### Task brief
All of the data should be repeated exactly; pictures are not part of the copy.
....
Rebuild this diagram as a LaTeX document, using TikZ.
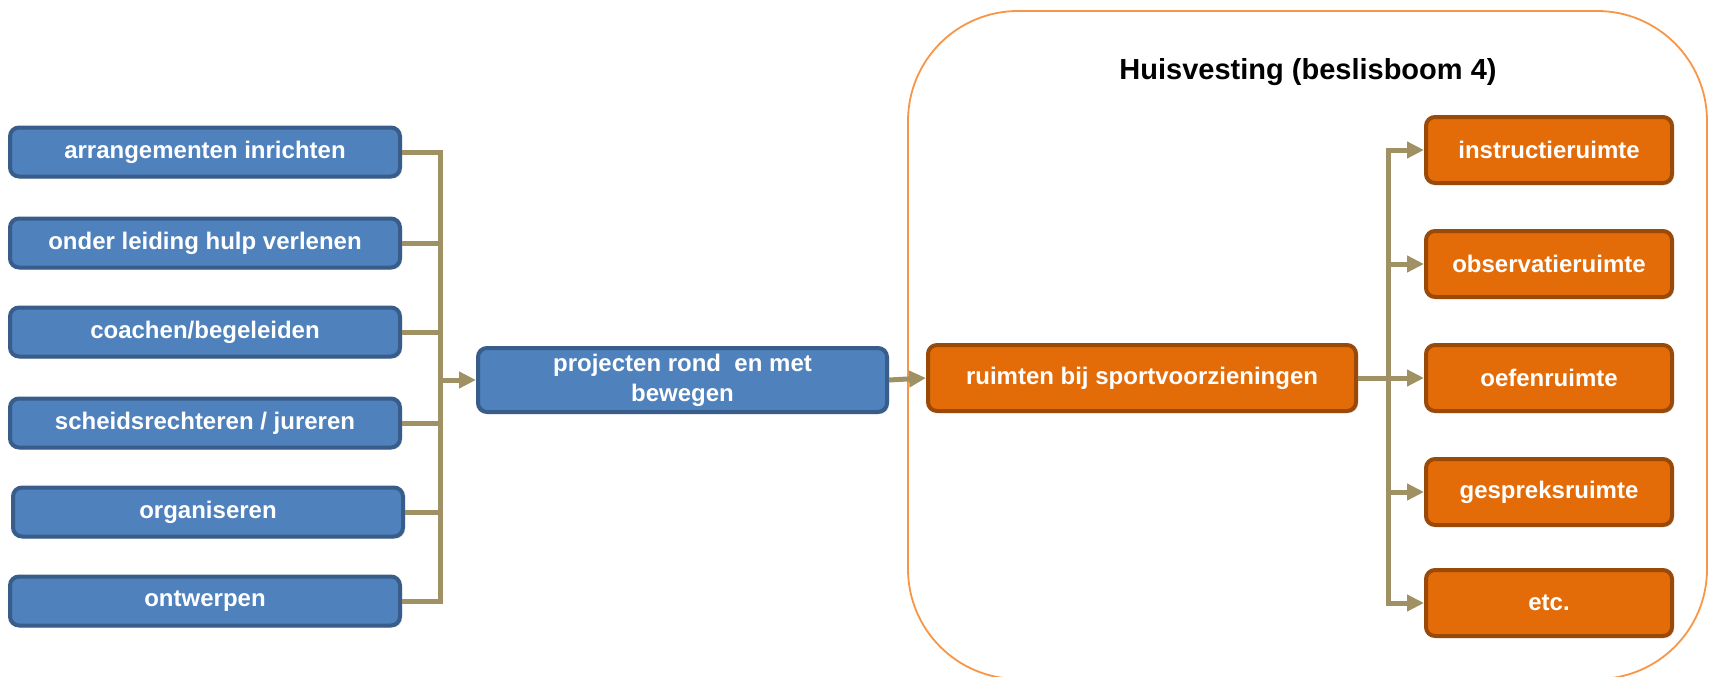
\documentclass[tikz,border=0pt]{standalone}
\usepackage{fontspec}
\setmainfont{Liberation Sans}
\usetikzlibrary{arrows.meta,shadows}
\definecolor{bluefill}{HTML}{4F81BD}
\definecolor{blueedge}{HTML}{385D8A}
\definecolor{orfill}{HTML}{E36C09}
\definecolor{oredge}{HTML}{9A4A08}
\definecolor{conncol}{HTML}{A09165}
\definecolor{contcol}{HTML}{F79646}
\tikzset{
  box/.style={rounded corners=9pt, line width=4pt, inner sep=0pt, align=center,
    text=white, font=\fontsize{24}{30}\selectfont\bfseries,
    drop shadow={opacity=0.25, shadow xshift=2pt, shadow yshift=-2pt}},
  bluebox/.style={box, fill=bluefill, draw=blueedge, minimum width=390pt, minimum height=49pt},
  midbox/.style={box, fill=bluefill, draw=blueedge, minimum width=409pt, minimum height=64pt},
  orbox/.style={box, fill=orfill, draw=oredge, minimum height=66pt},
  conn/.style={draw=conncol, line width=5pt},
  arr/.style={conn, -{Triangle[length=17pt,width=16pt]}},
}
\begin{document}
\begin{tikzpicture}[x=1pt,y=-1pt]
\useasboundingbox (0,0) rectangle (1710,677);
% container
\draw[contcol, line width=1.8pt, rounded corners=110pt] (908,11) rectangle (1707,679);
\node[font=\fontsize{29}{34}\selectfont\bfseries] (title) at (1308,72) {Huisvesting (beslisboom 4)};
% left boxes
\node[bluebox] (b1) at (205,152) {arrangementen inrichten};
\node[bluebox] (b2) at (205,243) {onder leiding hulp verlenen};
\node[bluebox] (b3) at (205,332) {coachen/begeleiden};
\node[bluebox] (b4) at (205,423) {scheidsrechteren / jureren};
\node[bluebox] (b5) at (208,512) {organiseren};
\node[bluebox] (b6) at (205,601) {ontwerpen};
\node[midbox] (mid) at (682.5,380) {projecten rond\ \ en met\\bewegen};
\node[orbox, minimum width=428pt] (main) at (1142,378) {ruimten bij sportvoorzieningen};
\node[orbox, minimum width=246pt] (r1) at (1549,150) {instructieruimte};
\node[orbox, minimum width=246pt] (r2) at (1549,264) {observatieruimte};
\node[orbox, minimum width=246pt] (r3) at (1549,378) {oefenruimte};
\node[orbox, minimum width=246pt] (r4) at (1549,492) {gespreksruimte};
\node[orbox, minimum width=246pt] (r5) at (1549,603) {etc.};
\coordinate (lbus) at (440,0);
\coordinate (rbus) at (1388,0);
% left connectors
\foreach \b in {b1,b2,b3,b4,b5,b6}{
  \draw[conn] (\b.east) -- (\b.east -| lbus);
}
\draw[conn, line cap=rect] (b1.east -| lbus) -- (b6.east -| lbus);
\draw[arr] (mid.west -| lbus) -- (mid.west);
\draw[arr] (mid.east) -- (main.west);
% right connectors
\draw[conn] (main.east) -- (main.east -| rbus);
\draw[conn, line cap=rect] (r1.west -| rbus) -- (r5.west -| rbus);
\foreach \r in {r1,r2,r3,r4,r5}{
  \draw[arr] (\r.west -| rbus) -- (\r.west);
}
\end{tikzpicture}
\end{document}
....
### Correct output
Rebuild this diagram as a LaTeX document, using TikZ.
\documentclass[tikz,border=0pt]{standalone}
\usepackage{fontspec}
\setmainfont{Liberation Sans}
\usetikzlibrary{arrows.meta,shadows}
\definecolor{bluefill}{HTML}{4F81BD}
\definecolor{blueedge}{HTML}{385D8A}
\definecolor{orfill}{HTML}{E36C09}
\definecolor{oredge}{HTML}{9A4A08}
\definecolor{conncol}{HTML}{A09165}
\definecolor{contcol}{HTML}{F79646}
\tikzset{
  box/.style={rounded corners=9pt, line width=4pt, inner sep=0pt, align=center,
    text=white, font=\fontsize{24}{30}\selectfont\bfseries,
    drop shadow={opacity=0.25, shadow xshift=2pt, shadow yshift=-2pt}},
  bluebox/.style={box, fill=bluefill, draw=blueedge, minimum width=390pt, minimum height=49pt},
  midbox/.style={box, fill=bluefill, draw=blueedge, minimum width=409pt, minimum height=64pt},
  orbox/.style={box, fill=orfill, draw=oredge, minimum height=66pt},
  conn/.style={draw=conncol, line width=5pt},
  arr/.style={conn, -{Triangle[length=17pt,width=16pt]}},
}
\begin{document}
\begin{tikzpicture}[x=1pt,y=-1pt]
\useasboundingbox (0,0) rectangle (1710,677);
% container
\draw[contcol, line width=1.8pt, rounded corners=110pt] (908,11) rectangle (1707,679);
\node[font=\fontsize{29}{34}\selectfont\bfseries] (title) at (1308,72) {Huisvesting (beslisboom 4)};
% left boxes
\node[bluebox] (b1) at (205,152) {arrangementen inrichten};
\node[bluebox] (b2) at (205,243) {onder leiding hulp verlenen};
\node[bluebox] (b3) at (205,332) {coachen/begeleiden};
\node[bluebox] (b4) at (205,423) {scheidsrechteren / jureren};
\node[bluebox] (b5) at (208,512) {organiseren};
\node[bluebox] (b6) at (205,601) {ontwerpen};
\node[midbox] (mid) at (682.5,380) {projecten rond\ \ en met\\bewegen};
\node[orbox, minimum width=428pt] (main) at (1142,378) {ruimten bij sportvoorzieningen};
\node[orbox, minimum width=246pt] (r1) at (1549,150) {instructieruimte};
\node[orbox, minimum width=246pt] (r2) at (1549,264) {observatieruimte};
\node[orbox, minimum width=246pt] (r3) at (1549,378) {oefenruimte};
\node[orbox, minimum width=246pt] (r4) at (1549,492) {gespreksruimte};
\node[orbox, minimum width=246pt] (r5) at (1549,603) {etc.};
\coordinate (lbus) at (440,0);
\coordinate (rbus) at (1388,0);
% left connectors
\foreach \b in {b1,b2,b3,b4,b5,b6}{
  \draw[conn] (\b.east) -- (\b.east -| lbus);
}
\draw[conn, line cap=rect] (b1.east -| lbus) -- (b6.east -| lbus);
\draw[arr] (mid.west -| lbus) -- (mid.west);
\draw[arr] (mid.east) -- (main.west);
% right connectors
\draw[conn] (main.east) -- (main.east -| rbus);
\draw[conn, line cap=rect] (r1.west -| rbus) -- (r5.west -| rbus);
\foreach \r in {r1,r2,r3,r4,r5}{
  \draw[arr] (\r.west -| rbus) -- (\r.west);
}
\end{tikzpicture}
\end{document}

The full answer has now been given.